A phased migration approach works well: assess application dependencies, classify workloads by criticality, establish an Azure landing zone, migrate lower-risk services first, and validate backup and failover patterns before moving core fulfillment systems. This also gives teams time to modernize where appropriate, such as replacing brittle middleware with managed integration services or moving custom applications toward containerized deployment architecture.
- Map warehouse and carrier dependencies before migration.
- Identify applications that need refactoring versus lift-and-shift protection.
- Validate data replication bandwidth and latency between regions.
- Plan cutover windows around fulfillment cycles, not only IT maintenance windows.
- Include business users in failover testing, especially warehouse operations and customer service.
Enterprise deployment guidance for Azure disaster recovery
A successful enterprise deployment starts with governance. Define workload tiers, recovery objectives, approved Azure regions, security baselines, and ownership for each application domain. Then build a standard deployment architecture that includes network segmentation, identity integration, backup policy, monitoring, and automation. This creates a repeatable model for ERP, WMS, integration, and portal workloads rather than a collection of one-off recovery plans.
Next, establish runbooks that are realistic under operational pressure. They should specify failover triggers, decision authority, communication paths, validation steps, rollback conditions, and post-recovery reconciliation tasks. For distribution enterprises, reconciliation is important because orders, inventory movements, and shipment confirmations may need to be checked for duplication or delay after recovery.

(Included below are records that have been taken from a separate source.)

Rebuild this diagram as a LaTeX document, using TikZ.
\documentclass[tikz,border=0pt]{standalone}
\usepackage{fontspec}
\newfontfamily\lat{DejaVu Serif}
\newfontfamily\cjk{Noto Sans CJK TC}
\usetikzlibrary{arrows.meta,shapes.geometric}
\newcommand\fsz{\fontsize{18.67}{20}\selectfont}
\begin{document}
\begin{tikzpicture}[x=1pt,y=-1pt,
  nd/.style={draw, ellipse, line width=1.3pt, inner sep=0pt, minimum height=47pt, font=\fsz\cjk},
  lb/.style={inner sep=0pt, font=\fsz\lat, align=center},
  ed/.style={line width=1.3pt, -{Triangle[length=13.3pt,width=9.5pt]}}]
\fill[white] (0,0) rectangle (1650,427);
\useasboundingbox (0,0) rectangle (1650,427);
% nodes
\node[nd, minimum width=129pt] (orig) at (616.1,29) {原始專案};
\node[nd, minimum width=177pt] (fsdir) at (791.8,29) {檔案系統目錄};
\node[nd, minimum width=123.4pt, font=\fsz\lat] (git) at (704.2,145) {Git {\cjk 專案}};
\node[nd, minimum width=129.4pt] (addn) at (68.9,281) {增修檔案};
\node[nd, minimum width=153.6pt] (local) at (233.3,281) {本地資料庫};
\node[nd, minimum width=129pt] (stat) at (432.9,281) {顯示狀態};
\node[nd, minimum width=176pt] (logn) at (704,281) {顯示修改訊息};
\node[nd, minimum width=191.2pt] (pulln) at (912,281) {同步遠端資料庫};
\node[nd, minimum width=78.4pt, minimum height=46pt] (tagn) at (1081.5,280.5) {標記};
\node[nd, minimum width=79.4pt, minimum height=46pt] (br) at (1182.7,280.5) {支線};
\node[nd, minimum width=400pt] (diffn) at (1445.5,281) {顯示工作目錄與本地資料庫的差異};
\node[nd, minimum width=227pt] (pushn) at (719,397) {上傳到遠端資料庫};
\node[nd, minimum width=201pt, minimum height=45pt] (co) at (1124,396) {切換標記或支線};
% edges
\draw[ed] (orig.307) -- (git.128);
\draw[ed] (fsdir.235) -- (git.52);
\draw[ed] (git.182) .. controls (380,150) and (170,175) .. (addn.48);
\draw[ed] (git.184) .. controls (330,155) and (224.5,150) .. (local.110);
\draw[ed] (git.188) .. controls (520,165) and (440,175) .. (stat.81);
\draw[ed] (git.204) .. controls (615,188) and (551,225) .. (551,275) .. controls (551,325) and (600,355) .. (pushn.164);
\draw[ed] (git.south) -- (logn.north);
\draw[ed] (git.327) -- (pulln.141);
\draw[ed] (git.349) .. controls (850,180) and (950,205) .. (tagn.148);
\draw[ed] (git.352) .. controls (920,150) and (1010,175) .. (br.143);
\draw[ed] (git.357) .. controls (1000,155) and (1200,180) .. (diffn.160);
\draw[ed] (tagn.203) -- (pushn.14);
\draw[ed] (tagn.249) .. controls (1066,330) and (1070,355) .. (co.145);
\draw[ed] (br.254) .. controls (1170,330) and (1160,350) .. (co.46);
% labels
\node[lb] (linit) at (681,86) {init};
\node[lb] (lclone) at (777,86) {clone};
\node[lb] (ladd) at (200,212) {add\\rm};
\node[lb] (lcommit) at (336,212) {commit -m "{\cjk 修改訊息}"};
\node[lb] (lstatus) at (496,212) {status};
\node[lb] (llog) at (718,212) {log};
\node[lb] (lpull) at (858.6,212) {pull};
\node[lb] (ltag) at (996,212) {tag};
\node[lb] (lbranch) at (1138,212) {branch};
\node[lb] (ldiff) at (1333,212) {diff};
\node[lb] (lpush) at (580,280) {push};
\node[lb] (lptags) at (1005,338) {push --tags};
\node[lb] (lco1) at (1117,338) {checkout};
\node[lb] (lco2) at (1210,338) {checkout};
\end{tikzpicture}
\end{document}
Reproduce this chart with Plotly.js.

Finally, treat disaster recovery as a living operating capability. Review architecture after major ERP upgrades, warehouse process changes, tenant onboarding, or integration expansion. Test regularly, measure actual outcomes, and adjust the design as order volumes and service expectations change. In Azure, the platform capabilities are mature, but enterprise resilience still depends on disciplined architecture, automation, and operational ownership.